For most of the students in EDGE, the classroom isn't their favorite place.

"I wanted to drop out of school. I hated school. I didn't like school,” student Nataluea Alexander said.

The EDGE program stands for Education, Development, Growth and Employment. It was established in 2007 as a way of giving students who drop out of school a chance to get their General Educational Development (GED) diplomas.

Some students in the program are former dropouts. Others are referred from the juvenile justice or court systems, and some are gang members.

“It doesn't really matter if you are in a gang because all we are doing is trying to improve the quality of their life,” said Fran Fran Alexander, executive director of EDGE training and placement.

Over the past 18 months, 14 EDGE graduates have enrolled in college.

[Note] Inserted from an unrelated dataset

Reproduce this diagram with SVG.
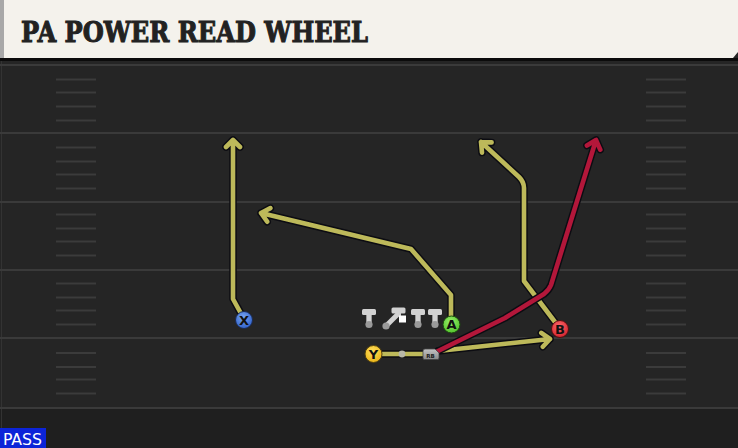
<svg xmlns="http://www.w3.org/2000/svg" width="738" height="448" viewBox="0 0 738 448">
<style>
.yl{stroke:#3a3a3a;stroke-width:2;fill:none}
.hash{stroke:#3b3b3b;stroke-width:2;fill:none}
.out{fill:none;stroke:#0c0c12;stroke-width:7.5;stroke-linejoin:round;stroke-linecap:round}
.ylw{fill:none;stroke:#bdb95a;stroke-width:4.6;stroke-linejoin:round;stroke-linecap:round}
.red{fill:none;stroke:#b3173a;stroke-width:4.6;stroke-linejoin:round;stroke-linecap:round}
.lbl{font-family:"DejaVu Sans",sans-serif;font-weight:bold;font-size:13px;fill:#111;text-anchor:middle}
.bar{fill:#d2d2d2}
.foot{fill:#9a9a9a}
</style>
<defs>
<radialGradient id="gB" cx="0.45" cy="0.35" r="0.7"><stop offset="0" stop-color="#7aa6f0"/><stop offset="1" stop-color="#2a5cc8"/></radialGradient>
<radialGradient id="gG" cx="0.45" cy="0.35" r="0.7"><stop offset="0" stop-color="#9af06a"/><stop offset="1" stop-color="#4cbf28"/></radialGradient>
<radialGradient id="gR" cx="0.45" cy="0.35" r="0.7"><stop offset="0" stop-color="#ff6a6a"/><stop offset="1" stop-color="#d01e2a"/></radialGradient>
<radialGradient id="gY" cx="0.45" cy="0.35" r="0.7"><stop offset="0" stop-color="#ffe060"/><stop offset="1" stop-color="#e8b010"/></radialGradient>
<linearGradient id="gRB" x1="0" y1="0" x2="0" y2="1"><stop offset="0" stop-color="#c4c4c4"/><stop offset="1" stop-color="#8a8a8a"/></linearGradient>
<g id="lin">
<rect class="foot" x="-2.5" y="4" width="5" height="10"/>
<rect class="bar" x="-7" y="-1" width="14" height="6" rx="1.5"/>
<rect class="bar" x="-2.5" y="4" width="5" height="9"/>
<circle class="foot" cx="0" cy="14.5" r="3.6"/>
</g>
</defs>
<!-- field -->
<rect x="0" y="0" width="738" height="448" fill="#252525"/>
<rect x="0" y="408" width="738" height="40" fill="#1f1f1f"/>
<line x1="1.5" y1="60" x2="1.5" y2="448" stroke="#333" stroke-width="1"/>
<g id="yardlines">
<line class="yl" x1="0" y1="65" x2="738" y2="65"/>
<line class="yl" x1="0" y1="133" x2="738" y2="133"/>
<line class="yl" x1="0" y1="202" x2="738" y2="202"/>
<line class="yl" x1="0" y1="270" x2="738" y2="270"/>
<line class="yl" x1="0" y1="338" x2="738" y2="338"/>
<line class="yl" x1="0" y1="408" x2="738" y2="408"/>
</g>
<g id="hashes">
<path class="hash" d="M56,79.5H96M56,92.5H96M56,106.5H96M56,120.5H96M56,147.5H96M56,161.5H96M56,174.5H96M56,188.5H96M56,214.5H96M56,228.5H96M56,241.5H96M56,255.5H96M56,283.5H96M56,297.5H96M56,310.5H96M56,324.5H96M56,353H96M56,367H96M56,379.5H96M56,393.5H96"/>
<path class="hash" d="M646,79.5H686M646,92.5H686M646,106.5H686M646,120.5H686M646,147.5H686M646,161.5H686M646,174.5H686M646,188.5H686M646,214.5H686M646,228.5H686M646,241.5H686M646,255.5H686M646,283.5H686M646,297.5H686M646,310.5H686M646,324.5H686M646,353H686M646,367H686M646,379.5H686M646,393.5H686"/>
</g>
<!-- header -->
<g id="header">
<rect x="0" y="58" width="738" height="3" fill="#0b0b0b"/>
<path d="M0,0H738V52L733,58H0Z" fill="#f4f2ec"/>
<rect x="0" y="0" width="4" height="58" fill="#a8a8a8"/>
<text x="21" y="42" font-family="DejaVu Serif, serif" font-weight="bold" font-size="27" fill="#222" stroke="#222" stroke-width="1" textLength="347" lengthAdjust="spacingAndGlyphs">PA POWER READ WHEEL</text>
</g>
<!-- connectors -->
<g id="routes">
<path class="out" d="M244,319 L233,299 L233,140 M226,147 L233,140 L240,147"/>
<path class="ylw" d="M244,319 L233,299 L233,140 M226,147 L233,140 L240,147"/>
<path class="out" d="M451,324 L451,295 L411,249 L261,213 M270.4,208.1 L261,213 L267.2,221.7"/>
<path class="ylw" d="M451,324 L451,295 L411,249 L261,213 M270.4,208.1 L261,213 L267.2,221.7"/>
<path class="out" d="M558,326 L524,281 L524,188 Q524,182 519,177 L481,142 M491.6,142.4 L481,142 L482,152.6"/>
<path class="ylw" d="M558,326 L524,281 L524,188 Q524,182 519,177 L481,142 M491.6,142.4 L481,142 L482,152.6"/>
<path class="out" d="M373,354 L424,354"/>
<path class="ylw" d="M373,354 L424,354"/>
<path class="out" d="M438,351 L550,339 M542.8,346.8 L550,339 L541.3,332.9"/>
<path class="ylw" d="M438,351 L550,339 M542.8,346.8 L550,339 L541.3,332.9"/>
<path class="out" d="M436,352 L505,318 L544,294 Q549,290 551,285 L596,140 M600.3,149.7 L596,140 L586.9,145.5"/>
<path class="red" d="M436,352 L505,318 L544,294 Q549,290 551,285 L596,140 M600.3,149.7 L596,140 L586.9,145.5"/>
</g>
<!-- line -->
<g id="oline">
<use href="#lin" x="369" y="310"/>
<g id="pull">
<line x1="386" y1="326" x2="398" y2="314" stroke="#d2d2d2" stroke-width="5" stroke-linecap="round"/>
<circle class="foot" cx="386" cy="326" r="3.6"/>
<rect class="bar" x="391.5" y="307.5" width="14" height="6" rx="1.5"/>
<rect class="bar" x="396" y="311" width="5" height="5"/>
<rect x="399" y="315.5" width="7" height="7" fill="#ffffff"/>
</g>
<use href="#lin" x="418" y="310"/>
<use href="#lin" x="435" y="310"/>
</g>
<g id="dot"><circle cx="402" cy="354" r="3.4" fill="#b8b8a8"/></g>
<g id="RB">
<path d="M423,351 Q423,349 425,349 L435,349 L439,353 L439,358 Q439,359.5 437.5,359.5 L424.5,359.5 Q423,359.5 423,358 Z" fill="url(#gRB)" stroke="#444" stroke-width="0.8"/>
<text x="430.5" y="357.5" font-family="DejaVu Sans, sans-serif" font-weight="bold" font-size="5.5" fill="#222" text-anchor="middle">RB</text>
</g>
<g id="X"><circle cx="244" cy="320" r="8.5" fill="url(#gB)" stroke="#1a2a50" stroke-width="1"/><text class="lbl" x="244" y="324.5">X</text></g>
<g id="A"><circle cx="451.5" cy="324.5" r="8.5" fill="url(#gG)" stroke="#1e4a10" stroke-width="1"/><text class="lbl" x="451.5" y="329">A</text></g>
<g id="B"><circle cx="560" cy="329" r="8.5" fill="url(#gR)" stroke="#501010" stroke-width="1"/><text class="lbl" x="560" y="333.5">B</text></g>
<g id="Y"><circle cx="373.5" cy="354" r="8.5" fill="url(#gY)" stroke="#504010" stroke-width="1"/><text class="lbl" x="373.5" y="358.5">Y</text></g>
<g id="pass">
<rect x="0" y="428" width="46" height="20" fill="#0c24d8"/>
<text x="3" y="445" font-family="DejaVu Sans Condensed, DejaVu Sans, sans-serif" font-size="16" fill="#ffffff" textLength="39" lengthAdjust="spacingAndGlyphs">PASS</text>
</g>
</svg>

"I tell all of them, college education is houses and cars. And if you want a future, go to college. You are all smart,” Fran Alexander said.

Thirty EDGE students have received their GED diplomas, and eight are in the process of getting them.

"I wasn't thinking about college before I came here. I wasn't even thinking about school, really, before I came here,” student Tyeisha Billings said. 

Billings says she was in the with the wrong crowd and had fallen far behind in school. She was a high school freshman when she should have been a junior. With help from EDGE, Billings said, she is planning on going to college and opening her own business someday.

"It really turned me around. I'm a different person than what I was when I was in the public school,” Billings said.

However, the program is in financial trouble.

”Very critical, very very critical,” Fran Alexander said of its finances.

EDGE is funded partially by state grant money, but also relies on private donations.

Fran Alexander says a bad economy has slowed those donations, but she is determined to keep the program afloat.

"It would be the hardest thing I've ever done,” Fran Alexander said.